Kleenex tied the use of their product to people’s most personal feelings, their response to emotional reminiscence, while Rogers relied on price only. There service isn’t better, it’s the same; just cheaper – so the ad says. The Kleenex interviewer is courteous, interested, and responsive, while the Rogers representative is glib, and a bit smarmy.

The Technique and Why It Worked

The Kleenex campaign works for all kinds of reasons, the most important of which is that it engages the audience with an intriguing visual presentation that resonates on a psychological level by providing an emotional value proposition associated with their brand. On the other hand, Roger’s value proposition is price.

You may say, price is important, but pricing tactics are a dangerous game. Competitors aren’t just going to sit back and let you drive them out of business. If you fire a price missile across your competitor’s bow, you can bet they’ll respond, and that’s exactly what Bell did.

Whoops!

By not understanding what Kleenex had done in their campaign, and not following Kleenex’s precedent by associating their brand with an emotionally resonant value proposition, they laid themselves wide open to a slipstreamed response by their competitors, who created a campaign that riffed on their imagery, and one-upped them with an alternate price comparison.

Rogers Advertisement

Rogers Couch Ad

Bell Advertisement

Bell Couch Ad

Conclusion

If a commodity product like facial tissue can become a major brand by employing marketing strategies that emphasize their emotional value proposition, then so can your product or service.
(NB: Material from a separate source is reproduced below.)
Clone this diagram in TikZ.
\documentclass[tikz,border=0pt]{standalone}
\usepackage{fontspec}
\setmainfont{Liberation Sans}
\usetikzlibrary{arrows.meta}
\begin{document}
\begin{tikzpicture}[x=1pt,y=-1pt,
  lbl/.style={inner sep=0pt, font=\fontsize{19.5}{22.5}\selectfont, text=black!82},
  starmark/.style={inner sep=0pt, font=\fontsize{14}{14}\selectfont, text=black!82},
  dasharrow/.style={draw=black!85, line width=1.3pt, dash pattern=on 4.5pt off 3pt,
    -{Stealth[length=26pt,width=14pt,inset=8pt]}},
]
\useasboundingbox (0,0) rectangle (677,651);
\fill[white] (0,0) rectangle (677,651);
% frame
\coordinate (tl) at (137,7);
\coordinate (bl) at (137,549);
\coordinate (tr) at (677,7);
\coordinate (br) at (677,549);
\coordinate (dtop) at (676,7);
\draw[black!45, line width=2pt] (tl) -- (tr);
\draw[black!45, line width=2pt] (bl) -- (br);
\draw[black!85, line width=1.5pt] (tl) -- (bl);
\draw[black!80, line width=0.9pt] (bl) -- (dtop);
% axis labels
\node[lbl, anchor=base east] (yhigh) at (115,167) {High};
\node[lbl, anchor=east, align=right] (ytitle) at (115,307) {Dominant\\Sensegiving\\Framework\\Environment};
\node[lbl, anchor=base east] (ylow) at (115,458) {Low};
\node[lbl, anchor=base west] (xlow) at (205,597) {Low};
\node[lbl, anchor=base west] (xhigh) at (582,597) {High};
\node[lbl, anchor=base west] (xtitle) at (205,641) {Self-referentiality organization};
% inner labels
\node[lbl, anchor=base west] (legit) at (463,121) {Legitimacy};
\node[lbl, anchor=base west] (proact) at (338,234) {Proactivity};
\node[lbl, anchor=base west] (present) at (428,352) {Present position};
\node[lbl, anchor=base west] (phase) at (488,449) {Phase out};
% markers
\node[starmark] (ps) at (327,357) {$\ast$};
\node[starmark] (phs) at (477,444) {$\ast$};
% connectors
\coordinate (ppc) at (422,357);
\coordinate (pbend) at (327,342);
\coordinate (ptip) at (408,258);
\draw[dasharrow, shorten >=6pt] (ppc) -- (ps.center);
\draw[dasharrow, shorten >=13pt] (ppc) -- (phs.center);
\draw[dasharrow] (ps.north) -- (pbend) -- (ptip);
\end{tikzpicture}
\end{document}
Delivering a marketing message based on it’s underlying emotional value is a better strategy then price and feature selling, a tactic guaranteed to be short-lived. Features are forever being added and prices are continually under competitive pressure, but emotional relevance is sustainable.

For many companies, it is very difficult for them to see the emotional value their offering brings to the table, but the conceptual basis of any effective marketing campaign starts with discovering that underlying human connection your product or service has with its audience.